What it means
دلخور (delkhor) describes the feeling of being upset, miffed, or quietly hurt, usually because of something a friend or family member said or did. The word is built from دل (del, heart) and خور from خوردن (khordan, to eat or to strike), so it literally carries the sense of the heart being struck. It sits at the lighter end of the emotional hurt scale: stronger than casual annoyance but not as deep as رنجیده (ranjide), which implies a more serious or lasting offence. In everyday speech, Iranians reach for delkhor whenever the hurt is real but the relationship is expected to recover.
How to use it
- از دستت دلخورم. (az dastat delkhoram.) “I am upset with you.”
- چرا دلخوری؟ چی شده؟ (chera delkhori? chi shode?) “Why are you upset? What happened?”
- نمیخوام دلخور بشی. (nemikham delkhor beshi.) “I do not want you to feel hurt.”
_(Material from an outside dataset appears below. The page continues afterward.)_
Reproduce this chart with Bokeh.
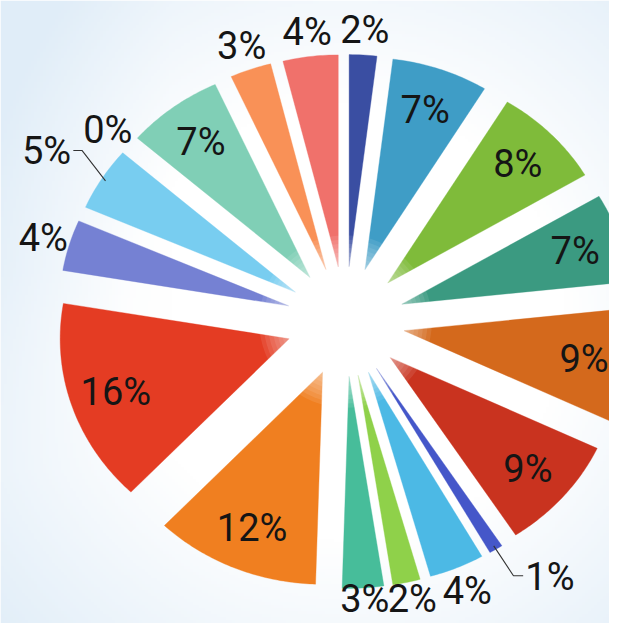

- اون از حرف من دلخور شد. (oon az harf-e man delkhor shod.) “They got upset because of what I said.”
Cultural note
In Iranian interpersonal culture, naming the emotion openly, saying delkhoram rather than staying silent, is often the socially accepted way to signal that a repair is needed without escalating to a full confrontation. The word implies the speaker still values the relationship. Leaving a delkhor feeling unacknowledged can quietly chip away at trust over time, which is why Iranians tend to address it directly and relatively quickly.